Print the entries below exactly as they appear, from the first line up to and including the line with "plt.rcParams['font.family'] = ['Liberation". Do not print any pictures.

·····

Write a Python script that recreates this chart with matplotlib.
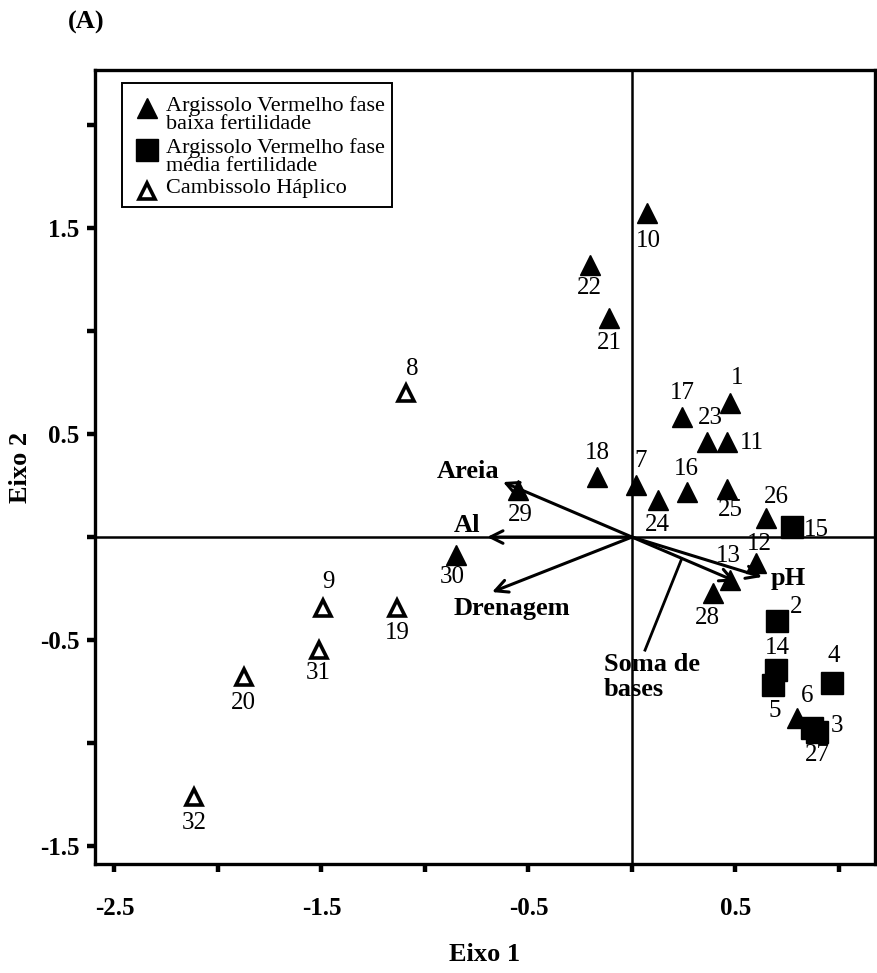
import matplotlib
matplotlib.use("Agg")
import matplotlib.pyplot as plt
from matplotlib.patches import Rectangle
from matplotlib.lines import Line2D

plt.rcParams['font.family'] = ['Liberation Serif', 'DejaVu Serif']

# ---- data ----
ids = [1, 2, 3, 4, 5, 6, 7, 8, 9, 10, 11, 12, 13, 14, 15, 16,
       17, 18, 19, 20, 21, 22, 23, 24, 25, 26, 27, 28, 29, 30, 31, 32]
eixo1 = [0.473, 0.700, 0.894, 0.966, 0.681, 0.797, 0.019, -1.092, -1.493, 0.072, 0.459, 0.599,
         0.473, 0.696, 0.773, 0.266, 0.242, -0.169, -1.135, -1.874, -0.111, -0.203, 0.362, 0.126,
         0.459, 0.647, 0.870, 0.391, -0.551, -0.850, -1.512, -2.116]
eixo2 = [0.650, -0.408, -0.947, -0.709, -0.718, -0.879, 0.252, 0.699, -0.345, 1.573, 0.461, -0.126,
         -0.209, -0.646, 0.049, 0.218, 0.583, 0.291, -0.345, -0.680, 1.063, 1.320, 0.461, 0.180,
         0.233, 0.092, -0.927, -0.272, 0.228, -0.087, -0.549, -1.262]
grupo = ['b', 'm', 'm', 'm', 'm', 'b', 'b', 'c', 'c', 'b', 'b', 'b', 'b', 'm', 'm', 'b',
         'b', 'b', 'c', 'c', 'b', 'b', 'b', 'b', 'b', 'b', 'm', 'b', 'b', 'b', 'c', 'c']
grupo_nomes = {'b': 'Argissolo Vermelho fase\nbaixa fertilidade',
               'm': 'Argissolo Vermelho fase\nmédia fertilidade',
               'c': 'Cambissolo Háplico'}

vetores = ['Areia', 'Al', 'Drenagem', 'pH', 'Soma de bases']
vet_x = [-0.623, -0.700, -0.676, 0.628, 0.50]
vet_y = [0.267, 0.0, -0.267, -0.194, -0.215]

xticks = [-2.5, -2.0, -1.5, -1.0, -0.5, 0.0, 0.5, 1.0]
xticklabels = ['-2.5', '', '-1.5', '', '-0.5', '', '0.5', '']
yticks = [-1.5, -1.0, -0.5, 0.0, 0.5, 1.0, 1.5, 2.0]
yticklabels = ['-1.5', '', '-0.5', '', '0.5', '', '1.5', '']

# label offsets (pixels) for point numbers
offs = {1: (7, 25), 2: (19, 14), 3: (20, 6), 4: (2, 27), 5: (2, -26), 6: (10, 22), 7: (5, 24),
        8: (6, 24), 9: (6, 26), 10: (1, -28), 11: (25, -1), 12: (3, 19), 13: (-2, 24),
        14: (1, 22), 15: (24, -3), 16: (-1, 23), 17: (0, 24), 18: (0, 24), 19: (0, -25),
        20: (-1, -26), 21: (0, -25), 22: (-1, -23), 23: (3, 24), 24: (-1, -25), 25: (3, -21),
        26: (10, 21), 27: (5, -27), 28: (-6, -25), 29: (2, -25), 30: (-4, -22), 31: (-1, -23),
        32: (0, -26)}

W, H = 877, 973
fig = plt.figure(figsize=(W / 100, H / 100), dpi=100)
L, R, T, B = 95, 875, 70, 864
ax = fig.add_axes([L / W, 1 - B / H, (R - L) / W, (B - T) / H])
ax.set_xlim(-2.594, 1.174)
ax.set_ylim(-1.587, 2.267)

for s in ax.spines.values():
    s.set_linewidth(2.4)
ax.axhline(0, color='black', lw=1.8, zorder=1)
ax.axvline(0, color='black', lw=1.8, zorder=1)

ax.set_xticks(xticks)
ax.set_xticklabels(xticklabels)
ax.set_yticks(yticks)
ax.set_yticklabels(yticklabels)
ax.tick_params(axis='both', direction='out', length=6, width=3.2, labelsize=18)
ax.tick_params(axis='x', pad=18)
ax.tick_params(axis='y', pad=5)
for lab in ax.get_xticklabels() + ax.get_yticklabels():
    lab.set_fontweight('bold')

ax.set_xlabel('Eixo 1', fontsize=19, fontweight='bold', labelpad=16)
ax.set_ylabel('Eixo 2', fontsize=19, fontweight='bold', labelpad=6)
fig.text(86 / W, 1 - 22 / H, '(A)', fontsize=19, fontweight='bold', ha='center', va='center')

# vectors
for name, vx, vy in zip(vetores, vet_x, vet_y):
    ax.annotate('', xy=(vx, vy), xytext=(0, 0),
                arrowprops=dict(arrowstyle='->,head_length=0.9,head_width=0.45',
                                lw=2.2, color='black', shrinkA=0, shrinkB=0), zorder=3)

# vector labels
lab_pos = {'Areia': (-0.792, 0.316), 'Al': (-0.797, 0.058), 'Drenagem': (-0.580, -0.345),
           'pH': (0.757, -0.199)}
for name, (lx, ly) in lab_pos.items():
    ax.text(lx, ly, name, fontsize=19, fontweight='bold', ha='center', va='center', zorder=5)
ax.text(-0.135, -0.680, 'Soma de\nbases', fontsize=19, fontweight='bold', ha='left',
        va='center', linespacing=1.1, zorder=5)
ax.plot([0.24, 0.063], [-0.106, -0.549], color='black', lw=2.0, zorder=3)

# points
style = {'b': dict(marker='^', ms=14, mfc='black', mec='black', mew=1),
         'm': dict(marker='s', ms=16, mfc='black', mec='black', mew=1),
         'c': dict(marker='^', ms=11, mfc='white', mec='black', mew=2.6)}
for i, x, y, g in zip(ids, eixo1, eixo2, grupo):
    ax.plot([x], [y], linestyle='none', zorder=4, **style[g])
    dx, dy = offs[i]
    ax.annotate(str(i), xy=(x, y), xytext=(dx, dy), textcoords='offset pixels',
                ha='center', va='center', fontsize=18, zorder=5)

# legend (manual)
lx0, ly0 = 122, 83
lx1, ly1 = 392, 207
def fx(px):
    return (px - L) / (R - L)
def fy(py):
    return 1 - (py - T) / (B - T)
ax.add_patch(Rectangle((fx(lx0), fy(ly1)), fx(lx1) - fx(lx0), fy(ly0) - fy(ly1),
                       transform=ax.transAxes, fill=True, facecolor='white',
                       edgecolor='black', lw=1.4, zorder=6))
entries = [('b', 108), ('m', 150), ('c', 191)]
for g, py in entries:
    st = dict(style[g])
    ax.add_line(Line2D([fx(147)], [fy(py)], transform=ax.transAxes, linestyle='none',
                       zorder=7, **st))
    ax.text(fx(166), fy(py - 12), grupo_nomes[g], transform=ax.transAxes, fontsize=16,
            ha='left', va='top', linespacing=0.95, zorder=7)

fig.savefig('out.png', dpi=100)
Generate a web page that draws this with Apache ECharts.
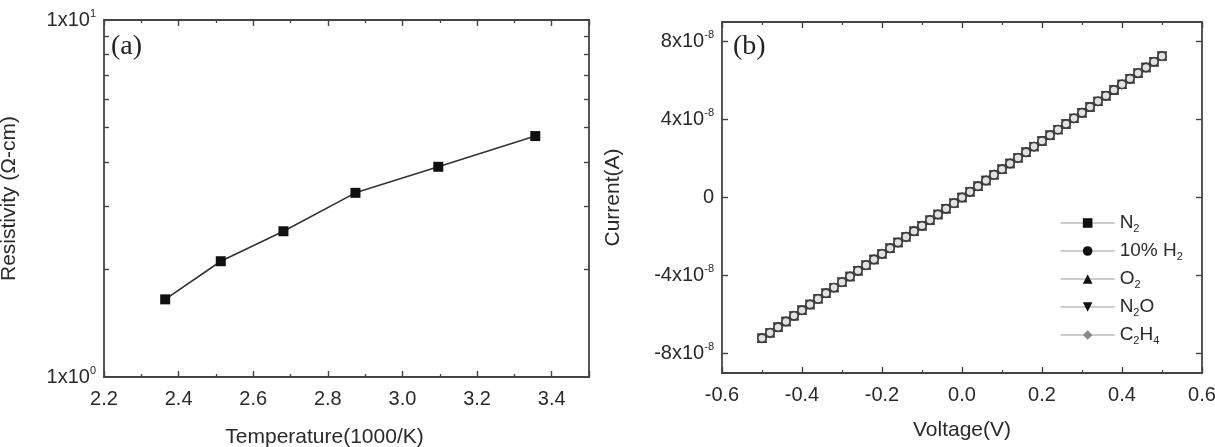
<!DOCTYPE html>
<html>
<head>
<meta charset="utf-8">
<script src="https://cdn.jsdelivr.net/npm/echarts@6/dist/echarts.min.js"></script>
<style>
  html, body { margin: 0; padding: 0; background: #fff; }
  #main { width: 1215px; height: 447px; }
</style>
</head>
<body>
<div id="main"></div>
<script>
// (a) resistivity vs 1000/T
var tempX = [2.364, 2.513, 2.681, 2.874, 3.096, 3.356];
var resistivity = [1.65, 2.11, 2.56, 3.28, 3.88, 4.73];
var logMinor = [2, 3, 4, 5, 6, 7, 8, 9];

// (b) I-V sweep, same curve for every gas
var voltage = [-0.50, -0.48, -0.46, -0.44, -0.42, -0.40, -0.38, -0.36, -0.34, -0.32,
  -0.30, -0.28, -0.26, -0.24, -0.22, -0.20, -0.18, -0.16, -0.14, -0.12,
  -0.10, -0.08, -0.06, -0.04, -0.02, 0.00, 0.02, 0.04, 0.06, 0.08,
  0.10, 0.12, 0.14, 0.16, 0.18, 0.20, 0.22, 0.24, 0.26, 0.28,
  0.30, 0.32, 0.34, 0.36, 0.38, 0.40, 0.42, 0.44, 0.46, 0.48, 0.50];
var current = [-7.22e-8, -6.94e-8, -6.65e-8, -6.36e-8, -6.07e-8, -5.78e-8, -5.49e-8, -5.20e-8, -4.91e-8, -4.62e-8,
  -4.34e-8, -4.05e-8, -3.76e-8, -3.47e-8, -3.18e-8, -2.89e-8, -2.60e-8, -2.31e-8, -2.02e-8, -1.73e-8,
  -1.45e-8, -1.16e-8, -0.87e-8, -0.58e-8, -0.29e-8, 0, 0.29e-8, 0.58e-8, 0.87e-8, 1.16e-8,
  1.45e-8, 1.74e-8, 2.03e-8, 2.32e-8, 2.61e-8, 2.90e-8, 3.19e-8, 3.48e-8, 3.77e-8, 4.06e-8,
  4.35e-8, 4.64e-8, 4.93e-8, 5.22e-8, 5.51e-8, 5.80e-8, 6.09e-8, 6.38e-8, 6.67e-8, 6.96e-8, 7.25e-8];
var gases = ['N2', '10% H2', 'O2', 'N2O', 'C2H4'];
var gasLabels = ['N{sub|2}', '10% H{sub|2}', 'O{sub|2}', 'N{sub|2}O', 'C{sub|2}H{sub|4}'];
var gasSymbols = ['rect', 'circle', 'triangle', 'triangle', 'diamond'];
var gasRotate = [0, 0, 0, 180, 0];
var gasColors = ['#111', '#111', '#111', '#111', '#8a8a8a'];
var currentTicks = [-8e-8, -4e-8, 0, 4e-8, 8e-8];

var font = 'Liberation Sans, Arial, sans-serif';
var axisColor = '#444';
var textColor = '#2a2a2a';

function pairs(xs, ys) {
  var out = [];
  for (var i = 0; i < xs.length; i++) {
    out.push([xs[i], ys[i]]);
  }
  return out;
}

function boxAxis(extra) {
  var base = {
    axisLine: { show: true, onZero: false, lineStyle: { color: axisColor, width: 1.8 } },
    axisTick: { show: true, inside: true, length: 6, lineStyle: { color: axisColor, width: 1.4 } },
    minorTick: { show: false },
    splitLine: { show: false },
    axisLabel: { show: false },
  };
  for (var k in extra) {
    base[k] = extra[k];
  }
  return base;
}

var labelStyle = {
  show: true,
  color: textColor,
  fontSize: 20,
  fontFamily: font,
  lineHeight: 24,
  rich: {
    sup: { fontSize: 11, verticalAlign: 'top', lineHeight: 24, color: textColor, fontFamily: font },
  },
};
var nameStyle = { fontFamily: font, fontSize: 21, color: textColor };
var minorX = { show: true, splitNumber: 2, length: 3, lineStyle: { color: axisColor, width: 1.3 } };

var series = [
  {
    type: 'line',
    xAxisIndex: 0,
    yAxisIndex: 0,
    data: pairs(tempX, resistivity),
    symbol: 'rect',
    symbolSize: 10,
    itemStyle: { color: '#111' },
    lineStyle: { color: '#333', width: 1.6 },
    silent: true,
  },
];
// all five sweeps overlap; the 10% H2 circles are drawn last so they are the ones seen
var drawOrder = [0, 2, 3, 4, 1];
for (var d = 0; d < drawOrder.length; d++) {
  var g = drawOrder[d];
  var top = d == drawOrder.length - 1;
  series.push({
    type: 'line',
    name: gases[g],
    xAxisIndex: 2,
    yAxisIndex: 2,
    data: pairs(voltage, current),
    symbol: gasSymbols[g],
    symbolRotate: gasRotate[g],
    symbolSize: top ? 8 : 3,
    showAllSymbol: true,
    itemStyle: top
      ? { color: '#e2e2e2', borderColor: '#3c3c3c', borderWidth: 1.4 }
      : { color: gasColors[g] },
    lineStyle: { color: '#c4c4c4', width: 1.3 },
    silent: true,
  });
}

var legendItems = [];
for (var j = 0; j < gases.length; j++) {
  legendItems.push({
    name: gases[j],
    itemStyle: { color: gasColors[j], borderWidth: 0 },
    lineStyle: { color: '#bdbdbd', width: 1.3 },
  });
}

var chart = echarts.init(document.getElementById('main'));
chart.setOption({
  animation: false,
  backgroundColor: '#fff',
  title: [
    { text: '(a)', left: 111, top: 33, padding: 0, textStyle: { fontFamily: 'Liberation Serif, serif', fontSize: 28, fontWeight: 'normal', color: '#222' } },
    { text: '(b)', left: 733, top: 33, padding: 0, textStyle: { fontFamily: 'Liberation Serif, serif', fontSize: 28, fontWeight: 'normal', color: '#222' } },
  ],
  legend: {
    data: legendItems,
    orient: 'vertical',
    left: 1055,
    top: 207,
    itemWidth: 54,
    itemHeight: 12,
    itemGap: 6,
    textStyle: {
      fontFamily: font,
      fontSize: 19,
      color: textColor,
      lineHeight: 22,
      rich: {
        sub: { fontSize: 11, verticalAlign: 'bottom', lineHeight: 22, color: textColor, fontFamily: font },
      },
    },
    formatter: function(name) {
      return gasLabels[gases.indexOf(name)];
    },
  },
  grid: [
    { left: 104, top: 20, right: 626, bottom: 70, outerBoundsMode: 'none' },
    { left: 722, top: 22, right: 13, bottom: 74, outerBoundsMode: 'none' },
  ],
  xAxis: [
    boxAxis({
      type: 'value',
      gridIndex: 0,
      position: 'bottom',
      min: 2.2,
      max: 3.5,
      interval: 0.2,
      minorTick: minorX,
      axisLabel: Object.assign({}, labelStyle, {
        margin: 10,
        showMaxLabel: false,
        formatter: function(v) { return v.toFixed(1); },
      }),
      name: 'Temperature(1000/K)',
      nameLocation: 'middle',
      nameGap: 50,
      nameTextStyle: Object.assign({}, nameStyle, { padding: [0, 44, 0, 0] }),
    }),
    boxAxis({
      type: 'value',
      gridIndex: 0,
      position: 'top',
      min: 2.2,
      max: 3.5,
      interval: 0.2,
      minorTick: minorX,
    }),
    boxAxis({
      type: 'value',
      gridIndex: 1,
      position: 'bottom',
      min: -0.6,
      max: 0.6,
      interval: 0.2,
      minorTick: minorX,
      axisLabel: Object.assign({}, labelStyle, {
        margin: 10,
        formatter: function(v) { return v.toFixed(1); },
      }),
      name: 'Voltage(V)',
      nameLocation: 'middle',
      nameGap: 47,
      nameTextStyle: nameStyle,
    }),
    boxAxis({
      type: 'value',
      gridIndex: 1,
      position: 'top',
      min: -0.6,
      max: 0.6,
      interval: 0.2,
      minorTick: minorX,
    }),
  ],
  yAxis: [
    boxAxis({
      type: 'log',
      logBase: 10,
      gridIndex: 0,
      position: 'left',
      min: 1,
      max: 10,
      axisTick: { show: true, inside: true, length: 5, customValues: logMinor, lineStyle: { color: axisColor, width: 1.4 } },
      axisLabel: Object.assign({}, labelStyle, {
        margin: 8,
        formatter: function(v) { return v >= 10 ? '1x10{sup|1}' : '1x10{sup|0}'; },
      }),
      name: 'Resistivity (\u03a9-cm)',
      nameLocation: 'middle',
      nameGap: 84,
      nameTextStyle: nameStyle,
    }),
    boxAxis({
      type: 'log',
      logBase: 10,
      gridIndex: 0,
      position: 'right',
      min: 1,
      max: 10,
      axisTick: { show: true, inside: true, length: 5, customValues: logMinor, lineStyle: { color: axisColor, width: 1.4 } },
    }),
    boxAxis({
      type: 'value',
      gridIndex: 1,
      position: 'left',
      min: -9e-8,
      max: 9e-8,
      axisTick: { show: true, inside: true, length: 6, customValues: currentTicks, lineStyle: { color: axisColor, width: 1.4 } },
      axisLabel: Object.assign({}, labelStyle, {
        margin: 8,
        customValues: currentTicks,
        formatter: function(v) {
          var m = Math.round(v / 1e-8);
          if (m == 0) return '0';
          return m + 'x10{sup|-8}';
        },
      }),
      name: 'Current(A)',
      nameLocation: 'middle',
      nameGap: 98,
      nameTextStyle: nameStyle,
    }),
    boxAxis({
      type: 'value',
      gridIndex: 1,
      position: 'right',
      min: -9e-8,
      max: 9e-8,
      axisTick: { show: true, inside: true, length: 6, customValues: currentTicks, lineStyle: { color: axisColor, width: 1.4 } },
    }),
  ],
  series: series,
});
</script>
</body>
</html>
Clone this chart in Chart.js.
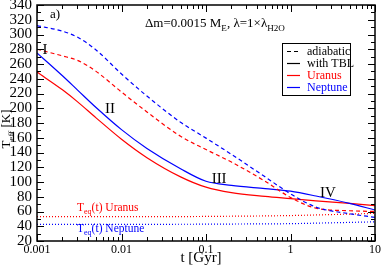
<!DOCTYPE html>
<html lang="en">
<head>
    <meta charset="UTF-8">
    <title>Teff evolution</title>
    <script src="https://cdn.jsdelivr.net/npm/chart.js"></script>
    <style>
        body { margin: 0; background: #fff; }
    </style>
</head>
<body>
    <canvas id="teffChart" width="382" height="268"></canvas>

    <script>
        // time grid [Gyr] and effective temperatures [K]
        const tGyr = [0.001, 0.002, 0.003, 0.005, 0.01, 0.02, 0.05, 0.1, 0.2, 0.5, 1, 2, 5, 10];
        const neptuneAdiabatic = [312, 304.5, 296.5, 279, 246.5, 216.5, 181, 159.5, 137.5, 107, 84, 66, 57, 52];
        const uranusAdiabatic  = [280, 271, 265, 250, 222, 195, 162, 144, 127, 101, 79, 64.5, 61, 60];
        const neptuneTBL       = [275, 244, 225, 201, 171, 145.5, 118, 101, 95.5, 91, 87.5, 81, 71, 62];
        const uranusTBL        = [249, 225, 209, 187, 158, 133, 107, 93, 85.5, 80.5, 77.5, 74.5, 71, 68];
        const uranusTeq        = [53, 53, 53, 53, 53, 53, 53.1, 53.3, 53.6, 54, 54.5, 55.3, 56.5, 57.5];
        const neptuneTeq       = [42.5, 42.5, 42.5, 42.5, 42.6, 42.6, 42.7, 42.8, 43, 43.2, 43.5, 44.2, 45.2, 46];

        const xTicks = [0.001, 0.01, 0.1, 1, 10];
        const yMin = 20, yMax = 340, yStep = 20;

        const RED = '#ff0000';
        const BLUE = '#0000ff';
        const SERIF = "'Liberation Serif', 'Times New Roman', serif";

        function pts(vals) {
            return tGyr.map((t, i) => ({ x: t, y: vals[i] }));
        }

        function line(vals, color, dash) {
            return {
                data: pts(vals),
                borderColor: color,
                borderWidth: 1.2,
                borderDash: dash,
                pointRadius: 0,
                cubicInterpolationMode: 'monotone',
                fill: false
            };
        }

        // text with subscripts: parts = [[text, isSub], ...]
        function drawParts(ctx, x, y, parts, size, color, align) {
            ctx.fillStyle = color;
            ctx.textBaseline = 'alphabetic';
            ctx.textAlign = 'left';
            let w = 0;
            parts.forEach(p => {
                ctx.font = (p[1] ? size * 0.7 : size) + 'px ' + SERIF;
                w += ctx.measureText(p[0]).width;
            });
            let cx = align === 'center' ? x - w / 2 : x;
            parts.forEach(p => {
                ctx.font = (p[1] ? size * 0.7 : size) + 'px ' + SERIF;
                ctx.fillText(p[0], cx, p[1] ? y + size * 0.3 : y);
                cx += ctx.measureText(p[0]).width;
            });
        }

        const decorations = {
            id: 'decorations',
            afterDraw(chart) {
                const ctx = chart.ctx;
                const a = chart.chartArea;
                const xs = chart.scales.x, ys = chart.scales.y;
                ctx.save();

                // inward ticks on all four sides
                ctx.strokeStyle = '#000';
                ctx.lineWidth = 1;
                ctx.beginPath();
                for (let v = yMin; v <= yMax; v += yStep / 2) {
                    const y = Math.round(ys.getPixelForValue(v)) + 0.5;
                    const len = (v - yMin) % yStep === 0 ? 7 : 4;
                    ctx.moveTo(a.left, y); ctx.lineTo(a.left + len, y);
                    ctx.moveTo(a.right, y); ctx.lineTo(a.right - len, y);
                }
                xTicks.forEach(d => {
                    for (let k = 1; k <= 9; k++) {
                        const v = d * k;
                        if (v > 10 + 1e-9) break;
                        const x = Math.round(xs.getPixelForValue(v)) + 0.5;
                        const len = k === 1 ? 7 : 4;
                        ctx.moveTo(x, a.bottom); ctx.lineTo(x, a.bottom - len);
                        ctx.moveTo(x, a.top); ctx.lineTo(x, a.top + len);
                    }
                });
                ctx.stroke();

                // frame
                ctx.lineWidth = 1.5;
                ctx.strokeRect(a.left, a.top, a.right - a.left, a.bottom - a.top);

                // axis titles
                drawParts(ctx, 201, 262, [['t [Gyr]', false]], 15, '#000', 'center');
                ctx.save();
                ctx.translate(10, 129);
                ctx.rotate(-Math.PI / 2);
                drawParts(ctx, 0, 0, [['T', false], ['eff', true], [' [K]', false]], 13, '#000', 'center');
                ctx.restore();

                // panel label and parameters
                drawParts(ctx, 50, 18, [['a)', false]], 13, '#000');
                drawParts(ctx, 145, 27, [['\u0394m=0.0015 M', false], ['E', true], [', \u03bb=1\u00d7\u03bb', false], ['H2O', true]], 13, '#000');

                // phase labels placed in data coordinates
                const phases = [['I', 0.00124, 281], ['II', 0.0073, 201], ['III', 0.143, 106], ['IV', 2.78, 86]];
                phases.forEach(p => {
                    drawParts(ctx, xs.getPixelForValue(p[1]), ys.getPixelForValue(p[2]) + 5, [[p[0], false]], 15, '#000', 'center');
                });

                // equilibrium temperature labels
                drawParts(ctx, 77, 211, [['T', false], ['eq', true], ['(t) Uranus', false]], 11.5, RED);
                drawParts(ctx, 77, 232, [['T', false], ['eq', true], ['(t) Neptune', false]], 11.5, BLUE);

                // legend
                const lx = 282, ly = 43;
                ctx.fillStyle = '#fff';
                ctx.fillRect(lx, ly, 68, 52);
                ctx.strokeStyle = '#000';
                ctx.lineWidth = 1;
                ctx.strokeRect(lx + 0.5, ly + 0.5, 68, 52);
                const items = [
                    ['adiabatic', '#000', [4, 3], '#000'],
                    ['with TBL', '#000', [], '#000'],
                    ['Uranus', RED, [], RED],
                    ['Neptune', BLUE, [], BLUE]
                ];
                items.forEach((it, i) => {
                    const y = ly + 8 + i * 12;
                    ctx.strokeStyle = it[1];
                    ctx.lineWidth = 1.2;
                    ctx.setLineDash(it[2]);
                    ctx.beginPath();
                    ctx.moveTo(lx + 5, y + 0.5); ctx.lineTo(lx + 18, y + 0.5);
                    ctx.stroke();
                    ctx.setLineDash([]);
                    drawParts(ctx, lx + 25, y + 4, [[it[0], false]], 12, it[3]);
                });

                ctx.restore();
            }
        };

        new Chart(document.getElementById('teffChart'), {
            type: 'line',
            data: {
                datasets: [
                    line(neptuneAdiabatic, BLUE, [4, 3]),
                    line(uranusAdiabatic, RED, [4, 3]),
                    line(neptuneTBL, BLUE, []),
                    line(uranusTBL, RED, []),
                    line(uranusTeq, RED, [1, 2]),
                    line(neptuneTeq, BLUE, [1, 2])
                ]
            },
            options: {
                responsive: false,
                animation: false,
                layout: { padding: { top: 5, right: 7, left: 0, bottom: 0 } },
                plugins: {
                    legend: { display: false },
                    tooltip: { enabled: false }
                },
                scales: {
                    x: {
                        type: 'logarithmic',
                        min: 0.001,
                        max: 10,
                        afterBuildTicks: s => { s.ticks = xTicks.map(v => ({ value: v })); },
                        afterFit: s => { s.height = 27; s.paddingLeft = 0; s.paddingRight = 0; },
                        grid: { display: false, drawTicks: false },
                        border: { display: false },
                        ticks: {
                            autoSkip: false,
                            maxRotation: 0,
                            padding: 2,
                            color: '#000',
                            font: { family: SERIF, size: 12 },
                            callback: v => String(v)
                        }
                    },
                    y: {
                        min: yMin,
                        max: yMax,
                        afterFit: s => { s.width = 37; s.paddingTop = 0; s.paddingBottom = 0; },
                        grid: { display: false, drawTicks: false },
                        border: { display: false },
                        ticks: {
                            stepSize: yStep,
                            autoSkip: false,
                            padding: 5,
                            color: '#000',
                            font: { family: SERIF, size: 15 }
                        }
                    }
                }
            },
            plugins: [decorations]
        });
    </script>
</body>
</html>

·····

§ Solution for this task
Write a Python script that recreates this chart with matplotlib.
import matplotlib
matplotlib.use("Agg")
import matplotlib.pyplot as plt
from matplotlib.patches import Rectangle
from matplotlib.lines import Line2D

plt.rcParams['font.family'] = ['Liberation Serif', 'DejaVu Serif']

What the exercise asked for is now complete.